■ **Task to carry out**
Exactly the lines from the start of the data below through the line that contains "from bokeh.resources import INLINE" are to be copied, with pictures left out.

■ **Collected data**
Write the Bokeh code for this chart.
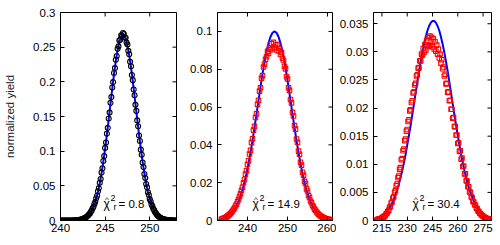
import numpy as np
from bokeh.plotting import figure
from bokeh.layouts import row
from bokeh.models import Range1d, FixedTicker, Label
from bokeh.embed import file_html
from bokeh.resources import INLINE

FONT = "Liberation Sans"

# ---------------- data ----------------
# panel 1: measured yield (black circles), bins start 240.0, width 0.1
x1_start, x1_step = 240.0, 0.1
y1_data = [
    0.0000, 0.0001, 0.0000, 0.0000, 0.0001, 0.0000, 0.0000, 0.0001, 0.0000, 0.0001,
    0.0000, 0.0001, 0.0001, 0.0001, 0.0001, 0.0002, 0.0002, 0.0003, 0.0004, 0.0005,
    0.0007, 0.0009, 0.0011, 0.0015, 0.0017, 0.0023, 0.0027, 0.0034, 0.0041, 0.0050,
    0.0062, 0.0071, 0.0089, 0.0101, 0.0126, 0.0143, 0.0176, 0.0198, 0.0239, 0.0269,
    0.0320, 0.0358, 0.0421, 0.0467, 0.0545, 0.0598, 0.0690, 0.0753, 0.0858, 0.0930,
    0.1047, 0.1125, 0.1253, 0.1336, 0.1472, 0.1556, 0.1697, 0.1780, 0.1919, 0.1996,
    0.2128, 0.2198, 0.2318, 0.2372, 0.2476, 0.2512, 0.2596, 0.2611, 0.2672, 0.2661,
    0.2705,
    0.2688, 0.2640, 0.2636, 0.2566, 0.2538, 0.2447, 0.2398, 0.2288, 0.2224, 0.2098,
    0.2024, 0.1889, 0.1806, 0.1668, 0.1581, 0.1444, 0.1359, 0.1227, 0.1146, 0.1022,
    0.0948, 0.0836, 0.0770, 0.0670, 0.0613, 0.0527, 0.0479, 0.0407, 0.0368, 0.0309,
    0.0277, 0.0230, 0.0204, 0.0168, 0.0148, 0.0120, 0.0105, 0.0084, 0.0073, 0.0058,
    0.0050, 0.0039, 0.0034, 0.0026, 0.0022, 0.0017, 0.0014, 0.0011, 0.0009, 0.0007,
    0.0005, 0.0004, 0.0003, 0.0002, 0.0002, 0.0001, 0.0001, 0.0001, 0.0000, 0.0000,
]
# panel 1: fit curve (blue), sampled from 240.0 every 0.2
f1_start, f1_step = 240.0, 0.2
y1_fit = [
    0.0000, 0.0000, 0.0000, 0.0000, 0.0000, 0.0000, 0.0001,
    0.0001, 0.0002, 0.0004, 0.0007, 0.0011, 0.0017, 0.0027, 0.0040, 0.0060, 0.0086,
    0.0123, 0.0172, 0.0235, 0.0315, 0.0415, 0.0537, 0.0681, 0.0848, 0.1035, 0.1240,
    0.1458, 0.1682, 0.1903, 0.2113, 0.2302, 0.2460, 0.2580, 0.2655,
    0.2680,
    0.2655, 0.2580, 0.2460, 0.2302, 0.2113, 0.1903, 0.1682, 0.1458, 0.1240, 0.1035,
    0.0848, 0.0681, 0.0537, 0.0415, 0.0315, 0.0235, 0.0172, 0.0123, 0.0086, 0.0060,
    0.0040, 0.0027, 0.0017, 0.0011, 0.0007, 0.0004, 0.0002, 0.0001, 0.0001, 0.0000,
]

# panel 2: measured yield (red squares), bins start 233.5, width 0.25
x2_start, x2_step = 233.5, 0.25
y2_data = [
    0.0008, 0.0009, 0.0011, 0.0013, 0.0016, 0.0019, 0.0023, 0.0027, 0.0032, 0.0037,
    0.0044, 0.0050, 0.0058, 0.0066, 0.0077, 0.0086, 0.0099, 0.0111, 0.0127, 0.0141,
    0.0160, 0.0176, 0.0200, 0.0217, 0.0245, 0.0264, 0.0296, 0.0316, 0.0352, 0.0371,
    0.0412, 0.0432, 0.0478, 0.0498, 0.0545, 0.0565, 0.0614, 0.0636, 0.0684, 0.0702,
    0.0752, 0.0766, 0.0812, 0.0826, 0.0852, 0.0866, 0.0895, 0.0884, 0.0912, 0.0903,
    0.0935, 0.0908, 0.0942, 0.0915, 0.0928, 0.0902, 0.0930, 0.0897, 0.0911, 0.0878,
    0.0889, 0.0858, 0.0846, 0.0815, 0.0802, 0.0760, 0.0749, 0.0702, 0.0688, 0.0640,
    0.0622, 0.0572, 0.0553, 0.0502, 0.0483, 0.0431, 0.0414, 0.0367, 0.0350, 0.0308,
    0.0293, 0.0255, 0.0240, 0.0207, 0.0196, 0.0167, 0.0156, 0.0132, 0.0122, 0.0103,
    0.0094, 0.0079, 0.0072, 0.0060, 0.0054, 0.0045, 0.0040, 0.0033, 0.0029, 0.0024,
    0.0021, 0.0017, 0.0015, 0.0012, 0.0010, 0.0008, 0.0007, 0.0006, 0.0005, 0.0004,
    0.0003,
]
# panel 2: fit curve, sampled from 232.75 every 0.5
f2_start, f2_step = 232.75, 0.5
y2_fit = [
    0.0004, 0.0006, 0.0008, 0.0012, 0.0017, 0.0024, 0.0032, 0.0044, 0.0059, 0.0077,
    0.0101, 0.0129, 0.0163, 0.0203, 0.0249, 0.0302, 0.0360, 0.0424, 0.0492, 0.0563,
    0.0635, 0.0707, 0.0775, 0.0838, 0.0893, 0.0938, 0.0972, 0.0993, 0.1000,
    0.0993, 0.0972, 0.0938, 0.0893, 0.0838, 0.0775, 0.0707, 0.0635, 0.0563, 0.0492,
    0.0424, 0.0360, 0.0302, 0.0249, 0.0203, 0.0163, 0.0129, 0.0101, 0.0077, 0.0059,
    0.0044, 0.0032, 0.0024, 0.0017, 0.0012, 0.0008, 0.0006, 0.0004, 0.0003,
]

# panel 3: measured yield (red squares), bins start 212.0, width 0.5
x3_start, x3_step = 212.0, 0.5
y3_data = [
    0.0001, 0.0002, 0.0002, 0.0003, 0.0003, 0.0004, 0.0004, 0.0006, 0.0006, 0.0008,
    0.0009, 0.0012, 0.0013, 0.0016, 0.0018, 0.0023, 0.0025, 0.0031, 0.0033, 0.0040,
    0.0042, 0.0050, 0.0053, 0.0062, 0.0065, 0.0076, 0.0079, 0.0091, 0.0094, 0.0108,
    0.0110, 0.0124, 0.0127, 0.0142, 0.0145, 0.0159, 0.0162, 0.0176, 0.0179, 0.0195,
    0.0197, 0.0210, 0.0213, 0.0227, 0.0229, 0.0241, 0.0244, 0.0257, 0.0259, 0.0271,
    0.0272, 0.0284, 0.0284, 0.0296, 0.0294, 0.0306, 0.0299, 0.0313, 0.0303, 0.0320,
    0.0309, 0.0325, 0.0311, 0.0328, 0.0312, 0.0326, 0.0309, 0.0323, 0.0305, 0.0318,
    0.0301, 0.0312, 0.0296, 0.0305, 0.0289, 0.0296, 0.0280, 0.0286, 0.0270, 0.0273,
    0.0257, 0.0260, 0.0243, 0.0244, 0.0228, 0.0229, 0.0213, 0.0214, 0.0198, 0.0198,
    0.0182, 0.0183, 0.0167, 0.0167, 0.0152, 0.0152, 0.0137, 0.0138, 0.0123, 0.0124,
    0.0109, 0.0111, 0.0096, 0.0097, 0.0083, 0.0083, 0.0071, 0.0070, 0.0060, 0.0060,
    0.0051, 0.0050, 0.0042, 0.0041, 0.0034, 0.0033, 0.0028, 0.0027, 0.0022, 0.0021,
    0.0017, 0.0016, 0.0013, 0.0012, 0.0010, 0.0009, 0.0007, 0.0007, 0.0005, 0.0005,
    0.0004, 0.0003, 0.0003, 0.0002, 0.0002, 0.0001,
]
# panel 3: fit curve, sampled from 210 every 1
f3_start, f3_step = 210.0, 1.0
y3_fit = [
    0.0002, 0.0003, 0.0004, 0.0005, 0.0006, 0.0008, 0.0010, 0.0013, 0.0017, 0.0021,
    0.0025, 0.0031, 0.0038, 0.0046, 0.0054, 0.0064, 0.0076, 0.0088, 0.0102, 0.0117,
    0.0134, 0.0151, 0.0169, 0.0188, 0.0207, 0.0227, 0.0246, 0.0265, 0.0283, 0.0299,
    0.0314, 0.0327, 0.0338, 0.0346, 0.0352, 0.0355, 0.0355, 0.0352, 0.0346, 0.0338,
    0.0327, 0.0314, 0.0299, 0.0283, 0.0265, 0.0246, 0.0227, 0.0207, 0.0188, 0.0169,
    0.0151, 0.0134, 0.0117, 0.0102, 0.0088, 0.0076, 0.0064, 0.0054, 0.0046, 0.0038,
    0.0031, 0.0025, 0.0021, 0.0017, 0.0013, 0.0010, 0.0008, 0.0006, 0.0005, 0.0004,
    0.0003,
]

# axes
x1_ticks = [240, 245, 250]
x2_ticks = [240, 250, 260]
x3_ticks = [215, 230, 245, 260, 275]
y1_ticks = [0, 0.05, 0.1, 0.15, 0.2, 0.25, 0.3]
y1_labels = ["0", "0.05", "0.1", "0.15", "0.2", "0.25", "0.3"]
y2_ticks = [0, 0.02, 0.04, 0.06, 0.08, 0.1]
y2_labels = ["0", "0.02", "0.04", "0.06", "0.08", "0.1"]
y3_ticks = [0, 0.005, 0.01, 0.015, 0.02, 0.025, 0.03, 0.035]
y3_labels = ["0", "0.005", "0.01", "0.015", "0.02", "0.025", "0.03", "0.035"]

chi_values = ["0.8", "14.9", "30.4"]
chi_pos = [(246.5, 0.0232), (245.0, 0.0085), (242.0, 0.00285)]

y_title = "normalized yield"

H = 245
TOP, BOTTOM = 12, 25
FRAME_H = H - TOP - BOTTOM
TICK_FS = "11.5px"
TICK_LEN = 4


def grid(start, step, n):
    return [round(start + step * i, 4) for i in range(n)]


def panel(width, bl, br, xr, yr, xt, yt, ylab, title=None):
    p = figure(width=width, height=H, x_range=Range1d(*xr), y_range=Range1d(*yr),
               output_backend="svg", toolbar_location=None,
               min_border_left=bl, min_border_right=br,
               min_border_top=TOP, min_border_bottom=BOTTOM)
    p.grid.visible = False
    p.outline_line_color = "black"
    p.outline_line_width = 1
    for ax in (p.xaxis[0], p.yaxis[0]):
        ax.major_tick_in = TICK_LEN
        ax.major_tick_out = 0
        ax.minor_tick_in = 0
        ax.minor_tick_out = 0
        ax.axis_line_color = "black"
        ax.major_tick_line_color = "black"
        ax.major_label_text_font = FONT
        ax.major_label_text_font_size = TICK_FS
        ax.major_label_text_color = "black"
    p.xaxis[0].ticker = FixedTicker(ticks=xt)
    p.xaxis[0].major_label_standoff = 3
    p.yaxis[0].ticker = FixedTicker(ticks=yt)
    p.yaxis[0].major_label_standoff = 5
    p.yaxis[0].major_label_overrides = {t: s for t, s in zip(yt, ylab)}
    if title:
        p.yaxis[0].axis_label = title
        p.yaxis[0].axis_label_text_font = FONT
        p.yaxis[0].axis_label_text_font_size = TICK_FS
        p.yaxis[0].axis_label_text_font_style = "normal"
        p.yaxis[0].axis_label_text_color = "#222222"
        p.yaxis[0].axis_label_standoff = 14
    # mirrored inward ticks on the top and right edges of the frame
    frame_w = width - bl - br
    dy = (yr[1] - yr[0]) * TICK_LEN / FRAME_H
    dx = (xr[1] - xr[0]) * TICK_LEN / frame_w
    p.segment(x0=xt, y0=[yr[1]] * len(xt), x1=xt, y1=[yr[1] - dy] * len(xt),
              line_color="black", line_width=1)
    p.segment(x0=[xr[1]] * len(yt), y0=yt, x1=[xr[1] - dx] * len(yt), y1=yt,
              line_color="black", line_width=1)
    return p


def chi_label(p, x0, y0, val):
    common = dict(x=x0, y=y0, text_font=FONT, text_color="black", text_baseline="alphabetic")
    p.add_layout(Label(text="\u03c7", x_offset=-15, y_offset=0, text_font_size="12px", **common))
    p.add_layout(Label(text="^", x_offset=-13.5, y_offset=5, text_font_size="8px", **common))
    p.add_layout(Label(text="2", x_offset=-8, y_offset=6, text_font_size="9px", **common))
    p.add_layout(Label(text="r", x_offset=-5, y_offset=-3, text_font_size="9px", **common))
    p.add_layout(Label(text="= " + val, x_offset=0, y_offset=0, text_font_size=TICK_FS, **common))


p1 = panel(180, 60, 4, (240, 253), (0, 0.3), x1_ticks, y1_ticks, y1_labels, y_title)
p2 = panel(156, 37, 4, (232.5, 261.25), (0, 0.11), x2_ticks, y2_ticks, y2_labels)
p3 = panel(164, 37, 9, (210, 280), (0, 0.037), x3_ticks, y3_ticks, y3_labels)

p1.line(grid(f1_start, f1_step, len(y1_fit)), y1_fit, line_color="#0000ff", line_width=2)
p1.scatter(grid(x1_start, x1_step, len(y1_data)), y1_data, marker="circle", size=5,
           fill_color=None, line_color="black", line_width=1.1)

p2.line(grid(f2_start, f2_step, len(y2_fit)), y2_fit, line_color="#0000ff", line_width=2)
p2.scatter(grid(x2_start, x2_step, len(y2_data)), y2_data, marker="square", size=4.5,
           fill_color=None, line_color="#ff0000", line_width=1.1)

p3.line(grid(f3_start, f3_step, len(y3_fit)), y3_fit, line_color="#0000ff", line_width=2)
p3.scatter(grid(x3_start, x3_step, len(y3_data)), y3_data, marker="square", size=4.5,
           fill_color=None, line_color="#ff0000", line_width=1.1)

for p, (cx, cy), v in zip((p1, p2, p3), chi_pos, chi_values):
    chi_label(p, cx, cy, v)

layout = row(p1, p2, p3)
open("out.html", "w").write(file_html(layout, INLINE))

■ **Response to this exercise**
Write the Bokeh code for this chart.
import numpy as np
from bokeh.plotting import figure
from bokeh.layouts import row
from bokeh.models import Range1d, FixedTicker, Label
from bokeh.embed import file_html
from bokeh.resources import INLINE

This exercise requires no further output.